Work instructions:
Your answer should be a single number: the count of lines holding the word "that".

______________________________

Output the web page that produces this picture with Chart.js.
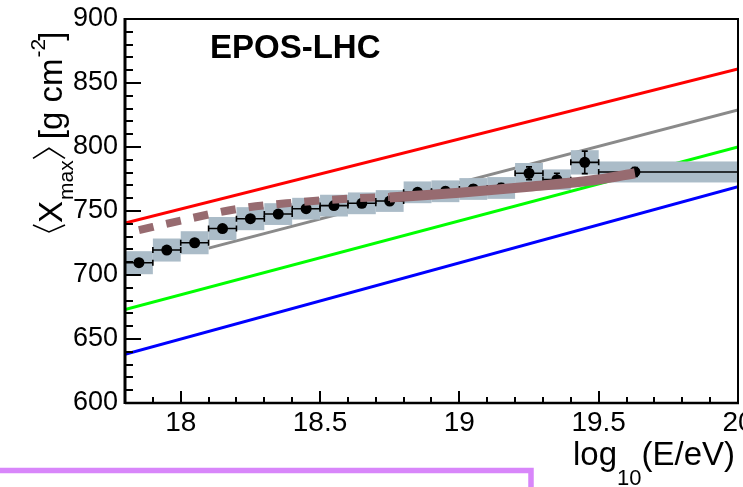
<!DOCTYPE html>
<html>
<head>
<meta charset="utf-8">
<script src="https://cdn.jsdelivr.net/npm/chart.js@4.4.1/dist/chart.umd.min.js"></script>
<style>
  html, body { margin: 0; padding: 0; background: #fff; }
  #wrap { position: relative; width: 743px; height: 487px; }
</style>
</head>
<body>
<div id="wrap"><canvas id="xmaxChart" width="743" height="487"></canvas></div>
<script>
// measured <Xmax> per energy bin (log10(E/eV))
const energyBins = [17.85, 17.95, 18.05, 18.15, 18.25, 18.35, 18.45, 18.55, 18.65,
                    18.75, 18.85, 18.95, 19.05, 19.15, 19.25, 19.35, 19.45, 19.63];
const binLow  = [17.8, 17.9, 18.0, 18.1, 18.2, 18.3, 18.4, 18.5, 18.6,
                 18.7, 18.8, 18.9, 19.0, 19.1, 19.2, 19.3, 19.4, 19.5];
const binHigh = [17.9, 18.0, 18.1, 18.2, 18.3, 18.4, 18.5, 18.6, 18.7,
                 18.8, 18.9, 19.0, 19.1, 19.2, 19.3, 19.4, 19.5, 20.0];
const xmaxMean = [709.6, 719.5, 725.2, 736.3, 744.0, 747.6, 751.8, 754.2, 756.0,
                  757.8, 764.6, 765.4, 767.2, 768.0, 779.5, 774.5, 788.0, 780.5];
const xmaxStat = [2, 2, 2, 2, 2, 2, 2, 2, 2.5, 2.5, 2.5, 3, 3, 3.5, 5, 5, 8.8, 3.5];
const xmaxSys  = [9, 9, 9, 9, 9, 8.5, 8.5, 8.5, 8.5, 8.5, 8.5, 8.5, 8.5, 8.5, 8, 8, 9.5, 8.2];

// straight model lines
const lineE = [17.8, 20];
const redLine = [740.5, 861];
const greenLine = [673, 800];
const blueLine = [638, 769];
const grayE = [18.1, 20];
const grayLine = [721, 829];

// EPOS-LHC curve (dashed part, then solid part)
const dashedE = [17.85, 18.0, 18.2, 18.4, 18.6, 18.75];
const dashedX = [735, 742.5, 751.5, 756.4, 759.6, 761];
const solidE = [18.75, 19.0, 19.25, 19.5, 19.63];
const solidX = [760.5, 764.3, 769, 774.6, 779.5];

const xTicks = [18, 18.5, 19, 19.5, 20];
const xTickLabels = ['18', '18.5', '19', '19.5', '20'];
const yTicks = [600, 650, 700, 750, 800, 850, 900];

const FONT = '"Liberation Sans", Arial, Helvetica, sans-serif';
const toPts = (xs, ys) => xs.map((x, i) => ({ x: x, y: ys[i] }));

function drawRich(ctx, parts, x0, y0) {
  let cx = x0;
  parts.forEach(p => {
    if (p.bracket) {
      ctx.save();
      ctx.lineWidth = 1.6;
      ctx.beginPath();
      if (p.bracket === 'l') {
        ctx.moveTo(cx + p.w, y0 - 29); ctx.lineTo(cx, y0 - 13); ctx.lineTo(cx + p.w, y0 + 3);
      } else {
        ctx.moveTo(cx, y0 - 29); ctx.lineTo(cx + p.w, y0 - 13); ctx.lineTo(cx, y0 + 3);
      }
      ctx.stroke();
      ctx.restore();
      cx += p.w + (p.gap || 0);
      return;
    }
    ctx.font = `${p.size}px ${FONT}`;
    ctx.fillText(p.t, cx, y0 + (p.dy || 0));
    cx += ctx.measureText(p.t).width + (p.gap || 0);
  });
  return cx;
}

function richWidth(ctx, parts) {
  let w = 0;
  parts.forEach(p => {
    ctx.font = `${p.size}px ${FONT}`;
    w += ctx.measureText(p.t).width + (p.gap || 0);
  });
  return w;
}

const rootStyle = {
  id: 'rootStyle',
  beforeDatasetDraw(chart, args) {
    if (args.index !== 2) return;
    const { ctx, scales: { x, y } } = chart;
    ctx.save();
    // systematic boxes
    ctx.fillStyle = '#abbcc8';
    energyBins.forEach((e, i) => {
      const x0 = x.getPixelForValue(binLow[i]);
      const x1 = x.getPixelForValue(binHigh[i]);
      const y0 = y.getPixelForValue(xmaxMean[i] + xmaxSys[i]);
      const y1 = y.getPixelForValue(xmaxMean[i] - xmaxSys[i]);
      ctx.fillRect(x0, y0, x1 - x0, y1 - y0);
    });
    // statistical error bars
    ctx.strokeStyle = '#000';
    ctx.lineWidth = 1.6;
    energyBins.forEach((e, i) => {
      const xc = x.getPixelForValue(e);
      const yc = y.getPixelForValue(xmaxMean[i]);
      const xl = x.getPixelForValue(binLow[i]);
      const xh = x.getPixelForValue(binHigh[i]);
      const yt = y.getPixelForValue(xmaxMean[i] + xmaxStat[i]);
      const yb = y.getPixelForValue(xmaxMean[i] - xmaxStat[i]);
      ctx.beginPath();
      ctx.moveTo(xl, yc); ctx.lineTo(xh, yc);
      ctx.moveTo(xl, yc - 3); ctx.lineTo(xl, yc + 3);
      ctx.moveTo(xh, yc - 3); ctx.lineTo(xh, yc + 3);
      ctx.moveTo(xc, yt); ctx.lineTo(xc, yb);
      ctx.moveTo(xc - 3, yt); ctx.lineTo(xc + 3, yt);
      ctx.moveTo(xc - 3, yb); ctx.lineTo(xc + 3, yb);
      ctx.stroke();
    });
    ctx.restore();
  },
  afterDraw(chart) {
    const { ctx, chartArea: a, scales: { x, y } } = chart;
    ctx.save();
    ctx.strokeStyle = '#000';
    // frame
    ctx.lineWidth = 2;
    ctx.beginPath();
    ctx.moveTo(a.left, a.top); ctx.lineTo(a.right, a.top); ctx.lineTo(a.right, a.bottom);
    ctx.stroke();
    ctx.lineWidth = 3;
    ctx.beginPath();
    ctx.moveTo(a.left, a.top - 1); ctx.lineTo(a.left, a.bottom + 1);
    ctx.stroke();
    ctx.lineWidth = 2.5;
    ctx.beginPath();
    ctx.moveTo(a.left, a.bottom); ctx.lineTo(a.right + 1, a.bottom);
    ctx.stroke();
    // inner ticks
    ctx.lineWidth = 2;
    ctx.beginPath();
    for (let v = 600; v <= 900; v += 10) {
      const py = Math.round(y.getPixelForValue(v));
      const len = v % 50 === 0 ? 16 : 8;
      ctx.moveTo(a.left, py); ctx.lineTo(a.left + len, py);
    }
    for (let k = 179; k <= 200; k++) {
      const v = k / 10;
      const px = Math.round(x.getPixelForValue(v));
      const len = k % 5 === 0 ? 12 : 6;
      ctx.moveTo(px, a.bottom); ctx.lineTo(px, a.bottom - len);
    }
    ctx.stroke();

    ctx.fillStyle = '#000';
    // model label
    ctx.font = `bold 33px ${FONT}`;
    ctx.textBaseline = 'alphabetic';
    ctx.fillText('EPOS-LHC', 210, 58);

    // x-axis title
    const xParts = [
      { t: 'log', size: 33 },
      { t: '10', size: 22, dy: 20 },
      { t: '(E/eV)', size: 33 }
    ];
    const xw = richWidth(ctx, xParts);
    drawRich(ctx, xParts, 735 - xw, 465);

    // y-axis title, rotated
    ctx.save();
    ctx.translate(62, 232);
    ctx.rotate(-Math.PI / 2);
    drawRich(ctx, [
      { bracket: 'l', w: 7, gap: 2 },
      { t: 'X', size: 33, gap: 1 },
      { t: 'max', size: 21, dy: 11, gap: 2 },
      { bracket: 'r', w: 10, gap: 0 },
      { t: ' [g cm', size: 33, gap: 1 },
      { t: '-2', size: 21, dy: -17, gap: -2 },
      { t: ']', size: 33 }
    ], 0, 0);
    ctx.restore();

    // lilac frame of the panel below
    ctx.strokeStyle = '#d886fa';
    ctx.lineWidth = 5.5;
    ctx.beginPath();
    ctx.moveTo(0, 470.5); ctx.lineTo(531, 470.5); ctx.lineTo(531, 490);
    ctx.stroke();
    ctx.restore();
  }
};

new Chart(document.getElementById('xmaxChart'), {
  type: 'scatter',
  data: {
    datasets: [
      { data: toPts(solidE, solidX), showLine: true, pointRadius: 0, borderColor: '#976b70',
        borderWidth: 10, tension: 0.4, cubicInterpolationMode: 'monotone', borderCapStyle: 'butt' },
      { data: toPts(dashedE, dashedX), showLine: true, pointRadius: 0, borderColor: '#976b70',
        borderWidth: 8, borderDash: [15, 13], tension: 0.4, cubicInterpolationMode: 'monotone', borderCapStyle: 'butt' },
      { data: toPts(energyBins, xmaxMean), showLine: false, pointRadius: 5.5,
        backgroundColor: '#000', borderWidth: 0 },
      { data: toPts(lineE, redLine), showLine: true, pointRadius: 0, borderColor: '#ff0000', borderWidth: 3 },
      { data: toPts(grayE, grayLine), showLine: true, pointRadius: 0, borderColor: '#8a8a8a', borderWidth: 3 },
      { data: toPts(lineE, greenLine), showLine: true, pointRadius: 0, borderColor: '#00ff00', borderWidth: 3 },
      { data: toPts(lineE, blueLine), showLine: true, pointRadius: 0, borderColor: '#0000ff', borderWidth: 3 }
    ]
  },
  options: {
    responsive: false,
    animation: false,
    devicePixelRatio: 1,
    layout: { autoPadding: false, padding: { left: 0, top: 19, right: 5, bottom: 0 } },
    plugins: { legend: { display: false }, tooltip: { enabled: false } },
    scales: {
      x: {
        type: 'linear', min: 17.8, max: 20,
        afterBuildTicks: s => { s.ticks = xTicks.map(v => ({ value: v })); },
        afterFit: s => { s.height = 84; s.paddingLeft = 0; s.paddingRight = 0; },
        grid: { display: false, drawTicks: false },
        border: { display: false },
        ticks: { color: '#000', padding: 3, maxRotation: 0, autoSkip: false,
                 font: { family: FONT, size: 28 },
                 callback: v => xTickLabels[xTicks.indexOf(v)] }
      },
      y: {
        type: 'linear', min: 600, max: 900,
        afterBuildTicks: s => { s.ticks = yTicks.map(v => ({ value: v })); },
        afterFit: s => { s.width = 125; s.paddingTop = 0; s.paddingBottom = 0; },
        grid: { display: false, drawTicks: false },
        border: { display: false },
        ticks: { color: '#000', padding: 7, font: { family: FONT, size: 27 } }
      }
    }
  },
  plugins: [rootStyle]
});
</script>
</body>
</html>
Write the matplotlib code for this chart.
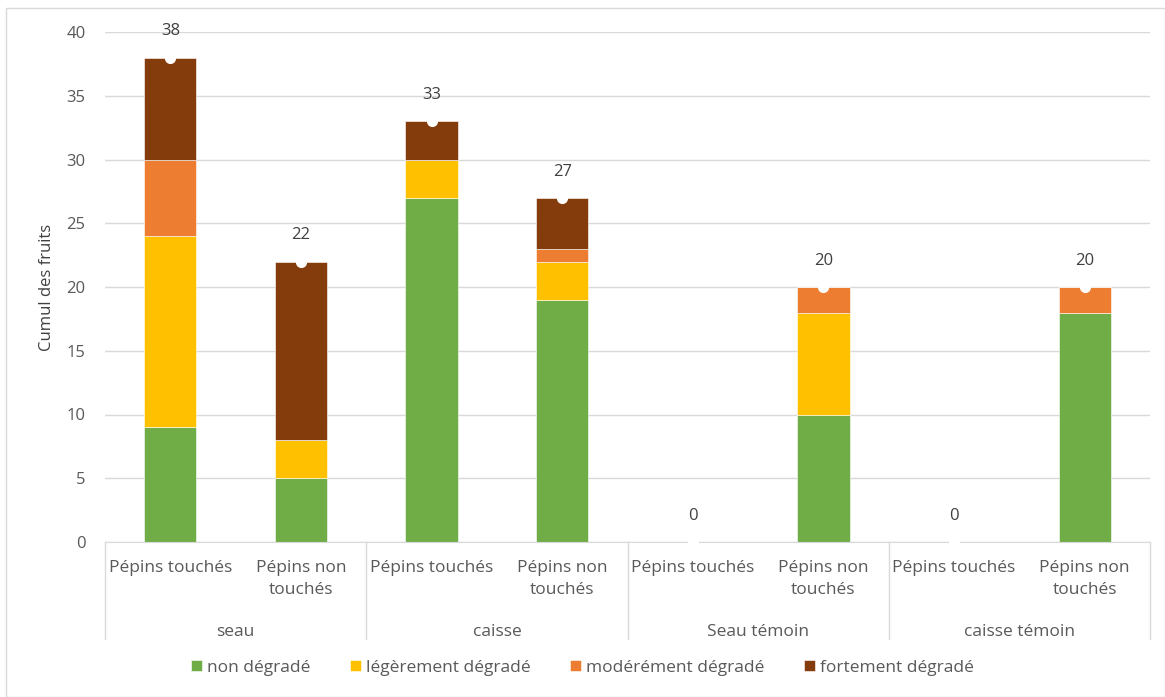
import matplotlib.pyplot as plt
from matplotlib.patches import Rectangle
import numpy as np

plt.rcParams['font.family'] = ['Open Sans', 'DejaVu Sans']

groupes = ["seau", "caisse", "Seau témoin", "caisse témoin"]
sous_cat = ["Pépins touchés", "Pépins non\ntouchés"]

non_degrade = [9, 5, 27, 19, 0, 10, 0, 18]
legerement = [15, 3, 3, 3, 0, 8, 0, 0]
moderement = [6, 0, 0, 1, 0, 2, 0, 2]
fortement = [8, 14, 3, 4, 0, 0, 0, 0]

series = [
    ("non dégradé", non_degrade, "#70ad47"),
    ("légèrement dégradé", legerement, "#ffc000"),
    ("modérément dégradé", moderement, "#ed7d31"),
    ("fortement dégradé", fortement, "#843c0c"),
]

W, H = 1165, 697
fig = plt.figure(figsize=(W / 100, H / 100), dpi=100)
ax = fig.add_axes([105 / W, 1 - 542 / H, (1150 - 105) / W, (542 - 32) / H])

x = np.arange(len(non_degrade))
bas = np.zeros(len(x))
for nom, vals, couleur in series:
    ax.bar(x, vals, 0.4, bottom=bas, color=couleur, label=nom, zorder=2,
           edgecolor="white", linewidth=0.4)
    bas += np.array(vals)

# totaux : points blancs + étiquettes
totaux = bas
ax.plot(x, totaux, linestyle="none", marker="o", markersize=7,
        markerfacecolor="white", markeredgecolor="white", zorder=5, clip_on=False)
for xi, t in zip(x, totaux):
    ax.annotate(f"{int(t)}", (xi, t), xytext=(0, 13), textcoords="offset points",
                ha="center", va="bottom", fontsize=12, color="#404040")

ax.set_xlim(-0.5, len(x) - 0.5)
ax.set_ylim(0, 40)
ax.set_yticks(range(0, 41, 5))
ax.tick_params(axis="y", length=0, labelsize=12, labelcolor="#595959", pad=14)
ax.set_xticks([])
ax.grid(axis="y", color="#d9d9d9", linewidth=1, zorder=0)
for s in ["top", "right", "left"]:
    ax.spines[s].set_visible(False)
ax.spines["bottom"].set_color("#d9d9d9")
ax.spines["bottom"].set_zorder(3)
ax.set_ylabel("Cumul des fruits", fontsize=12, color="#404040", labelpad=8)

# étiquettes de catégories à deux niveaux
trans = ax.get_xaxis_transform()
for i in range(len(x)):
    ax.text(i, -0.035, sous_cat[i % 2], transform=trans, ha="center", va="top",
            fontsize=12.5, color="#595959", linespacing=1.5)
for g, nom in enumerate(groupes):
    ax.text(2 * g + 0.5, -0.16, nom, transform=trans, ha="center", va="top",
            fontsize=12.5, color="#595959")
for b in range(len(groupes) + 1):
    ax.plot([2 * b - 0.5] * 2, [0, -0.19], transform=trans, color="#d9d9d9",
            linewidth=1, clip_on=False)

ax.legend(loc="center", bbox_to_anchor=(0.5, (H - 668) / H), bbox_transform=fig.transFigure,
          ncol=4, frameon=False, fontsize=12.5, handlelength=0.6, handleheight=0.6,
          handletextpad=0.3, columnspacing=2.3, labelcolor="#595959")

fig.patches.append(Rectangle((6 / W, 0), 1 - 6 / W, 1 - 8 / H, transform=fig.transFigure,
                             fill=False, edgecolor="#d9d9d9", linewidth=1))

fig.savefig("out.png", dpi=100)
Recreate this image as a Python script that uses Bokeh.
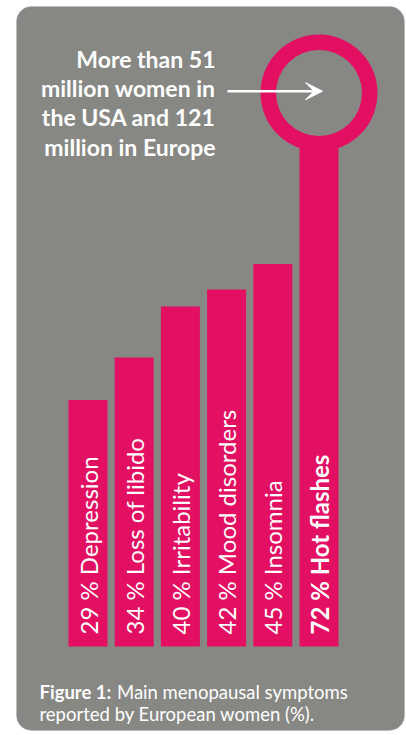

______________________________

Problem solution:
2